* _Stated problem_
The line holding "var yTicks = [0, 50, 10];" is the last one to output; start at the first line of the data, keep every line in between exactly, and leave out pictures.

* _Given material_
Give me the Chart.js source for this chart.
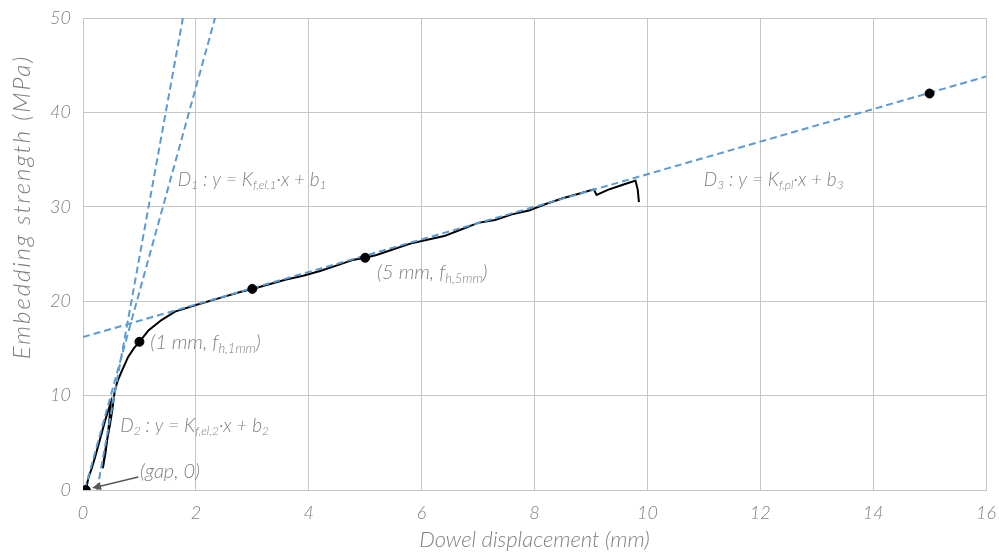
<!DOCTYPE html>
<html>
<head>
<meta charset="utf-8">
<script src="https://cdn.jsdelivr.net/npm/chart.js@4.4.1/dist/chart.umd.min.js"></script>
<style>
  html, body { margin: 0; padding: 0; background: #fff; }
  #wrap { width: 999px; height: 553px; }
</style>
</head>
<body>
<div id="wrap"><canvas id="embed"></canvas></div>
<script>
// measured curve (dowel displacement mm / embedding strength MPa)
var curveX = [0.05, 0.1, 0.15, 0.21, 0.27, 0.33, 0.39, 0.44, 0.49,
  0.47, 0.44, 0.40, 0.36, 0.35, 0.38, 0.43, 0.48, 0.52, 0.56, 0.61, 0.68, 0.8, 0.9, 1.0,
  1.16, 1.39, 1.63, 2.0, 2.4, 2.8, 3.0, 3.3, 3.6, 3.9, 4.2, 4.5, 4.8, 5.0, 5.2, 5.5,
  5.8, 6.1, 6.4, 6.7, 7.0, 7.3, 7.6, 7.9, 8.2, 8.5, 8.8, 9.05, 9.1, 9.3, 9.5, 9.7,
  9.79, 9.83, 9.85];
var curveY = [0, 1.4, 2.2, 3.4, 4.7, 6.0, 7.3, 8.3, 9.2,
  7.6, 5.8, 4.0, 2.6, 2.3, 3.6, 5.4, 7.0, 8.5, 10.4, 11.5, 12.5, 14.1, 15.0, 15.7,
  16.9, 18.0, 18.9, 19.6, 20.3, 21.0, 21.3, 21.8, 22.3, 22.7, 23.2, 23.8, 24.4, 24.6, 24.9, 25.5,
  26.1, 26.5, 26.9, 27.6, 28.3, 28.6, 29.2, 29.6, 30.3, 30.9, 31.4, 31.85, 31.25, 31.8, 32.2, 32.6,
  32.77, 31.8, 30.5];

// fitted lines
var d1X = [0.03, 2.34];
var d1Y = [0, 50];
var d2X = [0.25, 1.77];
var d2Y = [0, 50];
var d3X = [0, 16];
var d3Y = [16.2, 43.8];

// marked points: gap, 1 mm, 3 mm, 5 mm, 15 mm
var markX = [0.05, 1, 3, 5, 15];
var markY = [0, 15.7, 21.3, 24.6, 42];

var xTicks = [0, 16, 2];
var yTicks = [0, 50, 10];

var FONT = 'Lato, "Open Sans", sans-serif';
var TEXT = '#7f7f7f';
var BLUE = '#5b9bd5';

function pts(xs, ys) {
  return xs.map(function(x, i) { return {x: x, y: ys[i]}; });
}

// labels: [x, y, size, pieces]; piece = [text, isSub]
var labels = [
  [1.68, 32.9, 19, [['D', 0], ['1', 1], [' : y = K', 0], ['f,el,1', 1], ['\u00b7x + b', 0], ['1', 1]]],
  [0.66, 6.8, 19, [['D', 0], ['2', 1], [' : y = K', 0], ['f,el,2', 1], ['\u00b7x + b', 0], ['2', 1]]],
  [11.0, 32.9, 19, [['D', 0], ['3', 1], [' : y = K', 0], ['f,pl', 1], ['\u00b7x + b', 0], ['3', 1]]],
  [1.19, 15.6, 20, [['(1 mm, f', 0], ['h,1mm', 1], [')', 0]]],
  [5.21, 23.0, 20, [['(5 mm, f', 0], ['h,5mm', 1], [')', 0]]],
  [1.01, 2.0, 20, [['(gap, 0)', 0]]]
];

var notes = {
  id: 'notes',
  afterDatasetsDraw: function(chart) {
    var ctx = chart.ctx;
    var sx = chart.scales.x, sy = chart.scales.y;
    ctx.save();
    ctx.fillStyle = TEXT;
    ctx.textBaseline = 'middle';
    labels.forEach(function(l) {
      var px = sx.getPixelForValue(l[0]);
      var py = sy.getPixelForValue(l[1]);
      var sz = l[2];
      l[3].forEach(function(p) {
        if (p[1]) {
          ctx.font = 'italic 300 ' + Math.round(sz * 0.65) + 'px ' + FONT;
          ctx.fillText(p[0], px, py + sz * 0.3);
        } else {
          ctx.font = 'italic 300 ' + sz + 'px ' + FONT;
          ctx.fillText(p[0], px, py);
        }
        px += ctx.measureText(p[0]).width;
      });
    });

    // y axis title, placed as in the original
    ctx.save();
    ctx.translate(22, 207);
    ctx.rotate(-Math.PI / 2);
    ctx.textAlign = 'center';
    ctx.font = 'italic 300 24px ' + FONT;
    try { ctx.letterSpacing = '2px'; } catch (e) {}
    ctx.fillText('Embedding strength (MPa)', 0, 0);
    ctx.restore();

    // arrow to the gap point
    var x0 = sx.getPixelForValue(0.98), y0 = sy.getPixelForValue(1.38);
    var x1 = sx.getPixelForValue(0.16), y1 = sy.getPixelForValue(0.2);
    var a = Math.atan2(y1 - y0, x1 - x0);
    ctx.strokeStyle = '#595959';
    ctx.fillStyle = '#595959';
    ctx.lineWidth = 1.5;
    ctx.beginPath();
    ctx.moveTo(x0, y0);
    ctx.lineTo(x1 - 6 * Math.cos(a), y1 - 6 * Math.sin(a));
    ctx.stroke();
    ctx.beginPath();
    ctx.moveTo(x1, y1);
    ctx.lineTo(x1 - 9 * Math.cos(a) + 4 * Math.sin(a), y1 - 9 * Math.sin(a) - 4 * Math.cos(a));
    ctx.lineTo(x1 - 9 * Math.cos(a) - 4 * Math.sin(a), y1 - 9 * Math.sin(a) + 4 * Math.cos(a));
    ctx.closePath();
    ctx.fill();
    ctx.restore();
  }
};

var dashed = function(xs, ys) {
  return {
    data: pts(xs, ys),
    showLine: true,
    borderColor: BLUE,
    borderWidth: 2,
    borderDash: [7, 4],
    pointRadius: 0,
    order: 1
  };
};

var config = {
  type: 'scatter',
  data: {
    datasets: [
      {
        data: pts(markX, markY),
        backgroundColor: '#000',
        borderColor: '#000',
        pointRadius: 4.5,
        order: 0
      },
      dashed(d1X, d1Y),
      dashed(d2X, d2Y),
      dashed(d3X, d3Y),
      {
        data: pts(curveX, curveY),
        showLine: true,
        borderColor: '#000',
        borderWidth: 2,
        pointRadius: 0,
        tension: 0,
        order: 2
      }
    ]
  },
  options: {
    responsive: true,
    maintainAspectRatio: false,
    animation: false,
    layout: { padding: { top: 18, right: 13, left: 0, bottom: 0 } },
    plugins: { legend: { display: false }, tooltip: { enabled: false } },
    scales: {
      x: {
        min: xTicks[0], max: xTicks[1],
        ticks: { stepSize: xTicks[2], color: TEXT, padding: 12, maxRotation: 0,
          font: { family: FONT, size: 18, style: 'italic', weight: 300 } },
        grid: { color: '#c6c6c6', drawTicks: false },
        border: { color: '#c6c6c6' },
        title: { display: true, text: 'Dowel displacement (mm)', color: TEXT, padding: 0,
          font: { family: FONT, size: 22, style: 'italic', weight: 300 } },
        afterFit: function(s) { s.height = 63; s.paddingLeft = 0; s.paddingRight = 0; }
      },
      y: {
        min: yTicks[0], max: yTicks[1],
        ticks: { stepSize: yTicks[2], color: TEXT, padding: 12,
          font: { family: FONT, size: 18, style: 'italic', weight: 300 } },
        grid: { color: '#c6c6c6', drawTicks: false },
        border: { color: '#c6c6c6' },
        afterFit: function(s) { s.width = 83; s.paddingTop = 0; s.paddingBottom = 0; }
      }
    }
  },
  plugins: [notes]
};

window.onload = function() {
  var ctx = document.getElementById('embed').getContext('2d');
  window.embedChart = new Chart(ctx, config);
};
</script>
</body>
</html>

* _In response_
Give me the Chart.js source for this chart.
<!DOCTYPE html>
<html>
<head>
<meta charset="utf-8">
<script src="https://cdn.jsdelivr.net/npm/chart.js@4.4.1/dist/chart.umd.min.js"></script>
<style>
  html, body { margin: 0; padding: 0; background: #fff; }
  #wrap { width: 999px; height: 553px; }
</style>
</head>
<body>
<div id="wrap"><canvas id="embed"></canvas></div>
<script>
// measured curve (dowel displacement mm / embedding strength MPa)
var curveX = [0.05, 0.1, 0.15, 0.21, 0.27, 0.33, 0.39, 0.44, 0.49,
  0.47, 0.44, 0.40, 0.36, 0.35, 0.38, 0.43, 0.48, 0.52, 0.56, 0.61, 0.68, 0.8, 0.9, 1.0,
  1.16, 1.39, 1.63, 2.0, 2.4, 2.8, 3.0, 3.3, 3.6, 3.9, 4.2, 4.5, 4.8, 5.0, 5.2, 5.5,
  5.8, 6.1, 6.4, 6.7, 7.0, 7.3, 7.6, 7.9, 8.2, 8.5, 8.8, 9.05, 9.1, 9.3, 9.5, 9.7,
  9.79, 9.83, 9.85];
var curveY = [0, 1.4, 2.2, 3.4, 4.7, 6.0, 7.3, 8.3, 9.2,
  7.6, 5.8, 4.0, 2.6, 2.3, 3.6, 5.4, 7.0, 8.5, 10.4, 11.5, 12.5, 14.1, 15.0, 15.7,
  16.9, 18.0, 18.9, 19.6, 20.3, 21.0, 21.3, 21.8, 22.3, 22.7, 23.2, 23.8, 24.4, 24.6, 24.9, 25.5,
  26.1, 26.5, 26.9, 27.6, 28.3, 28.6, 29.2, 29.6, 30.3, 30.9, 31.4, 31.85, 31.25, 31.8, 32.2, 32.6,
  32.77, 31.8, 30.5];

// fitted lines
var d1X = [0.03, 2.34];
var d1Y = [0, 50];
var d2X = [0.25, 1.77];
var d2Y = [0, 50];
var d3X = [0, 16];
var d3Y = [16.2, 43.8];

// marked points: gap, 1 mm, 3 mm, 5 mm, 15 mm
var markX = [0.05, 1, 3, 5, 15];
var markY = [0, 15.7, 21.3, 24.6, 42];

var xTicks = [0, 16, 2];
var yTicks = [0, 50, 10];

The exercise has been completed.